The task => Write out the entries below once more, exactly.

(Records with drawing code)
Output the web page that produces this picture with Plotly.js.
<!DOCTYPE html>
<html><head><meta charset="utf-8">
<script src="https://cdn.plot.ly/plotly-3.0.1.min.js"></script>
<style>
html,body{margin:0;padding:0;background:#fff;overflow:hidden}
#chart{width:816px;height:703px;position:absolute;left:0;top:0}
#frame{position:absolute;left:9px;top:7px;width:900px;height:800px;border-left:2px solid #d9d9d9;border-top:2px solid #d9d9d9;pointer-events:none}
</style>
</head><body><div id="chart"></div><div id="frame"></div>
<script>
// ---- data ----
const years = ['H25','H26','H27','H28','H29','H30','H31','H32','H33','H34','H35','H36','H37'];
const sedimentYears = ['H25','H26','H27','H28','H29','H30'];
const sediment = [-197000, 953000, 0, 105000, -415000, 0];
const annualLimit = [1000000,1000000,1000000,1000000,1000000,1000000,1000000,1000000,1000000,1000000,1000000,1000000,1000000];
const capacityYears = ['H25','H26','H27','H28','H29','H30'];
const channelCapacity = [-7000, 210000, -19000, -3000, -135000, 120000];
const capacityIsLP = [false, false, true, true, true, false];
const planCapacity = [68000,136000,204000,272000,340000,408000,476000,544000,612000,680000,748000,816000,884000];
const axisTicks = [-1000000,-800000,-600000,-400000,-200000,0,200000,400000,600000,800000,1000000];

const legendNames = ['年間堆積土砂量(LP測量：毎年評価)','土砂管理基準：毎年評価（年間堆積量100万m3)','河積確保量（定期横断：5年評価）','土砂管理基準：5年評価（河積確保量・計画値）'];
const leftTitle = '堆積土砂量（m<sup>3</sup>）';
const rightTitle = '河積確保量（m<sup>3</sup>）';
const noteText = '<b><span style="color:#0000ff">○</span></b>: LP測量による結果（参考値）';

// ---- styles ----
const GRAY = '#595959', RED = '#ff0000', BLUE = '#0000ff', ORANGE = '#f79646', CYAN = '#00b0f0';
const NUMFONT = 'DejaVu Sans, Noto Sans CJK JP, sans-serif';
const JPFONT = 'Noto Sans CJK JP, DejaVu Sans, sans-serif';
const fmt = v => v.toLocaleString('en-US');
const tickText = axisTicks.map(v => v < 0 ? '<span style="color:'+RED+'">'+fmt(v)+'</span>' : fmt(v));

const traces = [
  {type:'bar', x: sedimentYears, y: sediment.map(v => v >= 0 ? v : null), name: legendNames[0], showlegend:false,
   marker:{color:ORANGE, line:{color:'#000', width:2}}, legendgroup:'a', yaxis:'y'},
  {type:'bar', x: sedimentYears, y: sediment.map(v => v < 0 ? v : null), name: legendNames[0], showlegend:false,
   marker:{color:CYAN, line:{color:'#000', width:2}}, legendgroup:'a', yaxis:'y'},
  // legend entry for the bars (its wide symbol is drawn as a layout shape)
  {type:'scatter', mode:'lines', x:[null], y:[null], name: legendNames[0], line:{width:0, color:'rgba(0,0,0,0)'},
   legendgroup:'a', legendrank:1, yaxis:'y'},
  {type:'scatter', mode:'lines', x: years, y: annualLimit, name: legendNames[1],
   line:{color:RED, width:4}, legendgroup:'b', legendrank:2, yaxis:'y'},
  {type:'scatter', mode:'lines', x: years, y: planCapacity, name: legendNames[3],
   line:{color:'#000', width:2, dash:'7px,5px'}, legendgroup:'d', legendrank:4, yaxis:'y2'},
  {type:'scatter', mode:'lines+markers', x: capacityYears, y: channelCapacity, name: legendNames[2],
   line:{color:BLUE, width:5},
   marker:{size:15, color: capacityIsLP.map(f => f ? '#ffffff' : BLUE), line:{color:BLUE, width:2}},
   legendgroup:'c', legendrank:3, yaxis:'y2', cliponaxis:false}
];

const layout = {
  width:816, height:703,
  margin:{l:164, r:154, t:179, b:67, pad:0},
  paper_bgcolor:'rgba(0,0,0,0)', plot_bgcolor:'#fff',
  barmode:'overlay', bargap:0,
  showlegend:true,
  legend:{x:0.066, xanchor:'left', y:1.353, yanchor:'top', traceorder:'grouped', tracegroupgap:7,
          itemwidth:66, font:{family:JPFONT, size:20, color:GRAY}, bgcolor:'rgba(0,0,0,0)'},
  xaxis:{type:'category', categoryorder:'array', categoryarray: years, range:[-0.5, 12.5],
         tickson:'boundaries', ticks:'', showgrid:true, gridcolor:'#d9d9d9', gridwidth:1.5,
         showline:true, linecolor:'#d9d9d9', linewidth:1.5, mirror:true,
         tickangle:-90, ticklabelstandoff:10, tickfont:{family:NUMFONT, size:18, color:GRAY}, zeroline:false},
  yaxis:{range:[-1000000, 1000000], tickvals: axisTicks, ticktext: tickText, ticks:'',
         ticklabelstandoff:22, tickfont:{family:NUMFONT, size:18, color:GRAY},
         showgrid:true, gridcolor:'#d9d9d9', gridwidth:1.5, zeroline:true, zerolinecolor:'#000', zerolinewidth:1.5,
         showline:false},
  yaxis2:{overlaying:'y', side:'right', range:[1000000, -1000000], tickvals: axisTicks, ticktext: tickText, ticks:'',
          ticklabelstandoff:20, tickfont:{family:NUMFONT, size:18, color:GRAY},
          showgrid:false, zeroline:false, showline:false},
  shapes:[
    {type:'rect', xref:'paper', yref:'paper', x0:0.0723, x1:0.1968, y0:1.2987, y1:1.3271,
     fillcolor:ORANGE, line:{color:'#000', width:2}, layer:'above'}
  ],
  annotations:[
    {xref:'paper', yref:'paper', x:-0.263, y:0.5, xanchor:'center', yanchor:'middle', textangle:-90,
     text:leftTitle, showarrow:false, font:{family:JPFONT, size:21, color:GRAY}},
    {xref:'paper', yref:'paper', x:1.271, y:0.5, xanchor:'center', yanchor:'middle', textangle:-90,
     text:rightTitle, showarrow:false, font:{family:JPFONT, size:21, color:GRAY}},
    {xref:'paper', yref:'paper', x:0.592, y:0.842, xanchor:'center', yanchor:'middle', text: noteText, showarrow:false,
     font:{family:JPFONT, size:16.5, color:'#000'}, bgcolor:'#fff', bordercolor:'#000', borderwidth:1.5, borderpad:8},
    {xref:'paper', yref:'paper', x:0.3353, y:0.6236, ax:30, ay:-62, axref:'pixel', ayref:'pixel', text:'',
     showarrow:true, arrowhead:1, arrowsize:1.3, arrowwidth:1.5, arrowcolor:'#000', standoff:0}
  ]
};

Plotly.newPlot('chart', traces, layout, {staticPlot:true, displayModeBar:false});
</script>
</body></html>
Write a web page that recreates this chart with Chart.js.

Correct response =>
Output the web page that produces this picture with Plotly.js.
<!DOCTYPE html>
<html><head><meta charset="utf-8">
<script src="https://cdn.plot.ly/plotly-3.0.1.min.js"></script>
<style>
html,body{margin:0;padding:0;background:#fff;overflow:hidden}
#chart{width:816px;height:703px;position:absolute;left:0;top:0}
#frame{position:absolute;left:9px;top:7px;width:900px;height:800px;border-left:2px solid #d9d9d9;border-top:2px solid #d9d9d9;pointer-events:none}
</style>
</head><body><div id="chart"></div><div id="frame"></div>
<script>
// ---- data ----
const years = ['H25','H26','H27','H28','H29','H30','H31','H32','H33','H34','H35','H36','H37'];
const sedimentYears = ['H25','H26','H27','H28','H29','H30'];
const sediment = [-197000, 953000, 0, 105000, -415000, 0];
const annualLimit = [1000000,1000000,1000000,1000000,1000000,1000000,1000000,1000000,1000000,1000000,1000000,1000000,1000000];
const capacityYears = ['H25','H26','H27','H28','H29','H30'];
const channelCapacity = [-7000, 210000, -19000, -3000, -135000, 120000];
const capacityIsLP = [false, false, true, true, true, false];
const planCapacity = [68000,136000,204000,272000,340000,408000,476000,544000,612000,680000,748000,816000,884000];
const axisTicks = [-1000000,-800000,-600000,-400000,-200000,0,200000,400000,600000,800000,1000000];

const legendNames = ['年間堆積土砂量(LP測量：毎年評価)','土砂管理基準：毎年評価（年間堆積量100万m3)','河積確保量（定期横断：5年評価）','土砂管理基準：5年評価（河積確保量・計画値）'];
const leftTitle = '堆積土砂量（m<sup>3</sup>）';
const rightTitle = '河積確保量（m<sup>3</sup>）';
const noteText = '<b><span style="color:#0000ff">○</span></b>: LP測量による結果（参考値）';

// ---- styles ----
const GRAY = '#595959', RED = '#ff0000', BLUE = '#0000ff', ORANGE = '#f79646', CYAN = '#00b0f0';
const NUMFONT = 'DejaVu Sans, Noto Sans CJK JP, sans-serif';
const JPFONT = 'Noto Sans CJK JP, DejaVu Sans, sans-serif';
const fmt = v => v.toLocaleString('en-US');
const tickText = axisTicks.map(v => v < 0 ? '<span style="color:'+RED+'">'+fmt(v)+'</span>' : fmt(v));

const traces = [
  {type:'bar', x: sedimentYears, y: sediment.map(v => v >= 0 ? v : null), name: legendNames[0], showlegend:false,
   marker:{color:ORANGE, line:{color:'#000', width:2}}, legendgroup:'a', yaxis:'y'},
  {type:'bar', x: sedimentYears, y: sediment.map(v => v < 0 ? v : null), name: legendNames[0], showlegend:false,
   marker:{color:CYAN, line:{color:'#000', width:2}}, legendgroup:'a', yaxis:'y'},
  // legend entry for the bars (its wide symbol is drawn as a layout shape)
  {type:'scatter', mode:'lines', x:[null], y:[null], name: legendNames[0], line:{width:0, color:'rgba(0,0,0,0)'},
   legendgroup:'a', legendrank:1, yaxis:'y'},
  {type:'scatter', mode:'lines', x: years, y: annualLimit, name: legendNames[1],
   line:{color:RED, width:4}, legendgroup:'b', legendrank:2, yaxis:'y'},
  {type:'scatter', mode:'lines', x: years, y: planCapacity, name: legendNames[3],
   line:{color:'#000', width:2, dash:'7px,5px'}, legendgroup:'d', legendrank:4, yaxis:'y2'},
  {type:'scatter', mode:'lines+markers', x: capacityYears, y: channelCapacity, name: legendNames[2],
   line:{color:BLUE, width:5},
   marker:{size:15, color: capacityIsLP.map(f => f ? '#ffffff' : BLUE), line:{color:BLUE, width:2}},
   legendgroup:'c', legendrank:3, yaxis:'y2', cliponaxis:false}
];

const layout = {
  width:816, height:703,
  margin:{l:164, r:154, t:179, b:67, pad:0},
  paper_bgcolor:'rgba(0,0,0,0)', plot_bgcolor:'#fff',
  barmode:'overlay', bargap:0,
  showlegend:true,
  legend:{x:0.066, xanchor:'left', y:1.353, yanchor:'top', traceorder:'grouped', tracegroupgap:7,
          itemwidth:66, font:{family:JPFONT, size:20, color:GRAY}, bgcolor:'rgba(0,0,0,0)'},
  xaxis:{type:'category', categoryorder:'array', categoryarray: years, range:[-0.5, 12.5],
         tickson:'boundaries', ticks:'', showgrid:true, gridcolor:'#d9d9d9', gridwidth:1.5,
         showline:true, linecolor:'#d9d9d9', linewidth:1.5, mirror:true,
         tickangle:-90, ticklabelstandoff:10, tickfont:{family:NUMFONT, size:18, color:GRAY}, zeroline:false},
  yaxis:{range:[-1000000, 1000000], tickvals: axisTicks, ticktext: tickText, ticks:'',
         ticklabelstandoff:22, tickfont:{family:NUMFONT, size:18, color:GRAY},
         showgrid:true, gridcolor:'#d9d9d9', gridwidth:1.5, zeroline:true, zerolinecolor:'#000', zerolinewidth:1.5,
         showline:false},
  yaxis2:{overlaying:'y', side:'right', range:[1000000, -1000000], tickvals: axisTicks, ticktext: tickText, ticks:'',
          ticklabelstandoff:20, tickfont:{family:NUMFONT, size:18, color:GRAY},
          showgrid:false, zeroline:false, showline:false},
  shapes:[
    {type:'rect', xref:'paper', yref:'paper', x0:0.0723, x1:0.1968, y0:1.2987, y1:1.3271,
     fillcolor:ORANGE, line:{color:'#000', width:2}, layer:'above'}
  ],
  annotations:[
    {xref:'paper', yref:'paper', x:-0.263, y:0.5, xanchor:'center', yanchor:'middle', textangle:-90,
     text:leftTitle, showarrow:false, font:{family:JPFONT, size:21, color:GRAY}},
    {xref:'paper', yref:'paper', x:1.271, y:0.5, xanchor:'center', yanchor:'middle', textangle:-90,
     text:rightTitle, showarrow:false, font:{family:JPFONT, size:21, color:GRAY}},
    {xref:'paper', yref:'paper', x:0.592, y:0.842, xanchor:'center', yanchor:'middle', text: noteText, showarrow:false,
     font:{family:JPFONT, size:16.5, color:'#000'}, bgcolor:'#fff', bordercolor:'#000', borderwidth:1.5, borderpad:8},
    {xref:'paper', yref:'paper', x:0.3353, y:0.6236, ax:30, ay:-62, axref:'pixel', ayref:'pixel', text:'',
     showarrow:true, arrowhead:1, arrowsize:1.3, arrowwidth:1.5, arrowcolor:'#000', standoff:0}
  ]
};

Plotly.newPlot('chart', traces, layout, {staticPlot:true, displayModeBar:false});
</script>
</body></html>
Write a web page that recreates this chart with Chart.js.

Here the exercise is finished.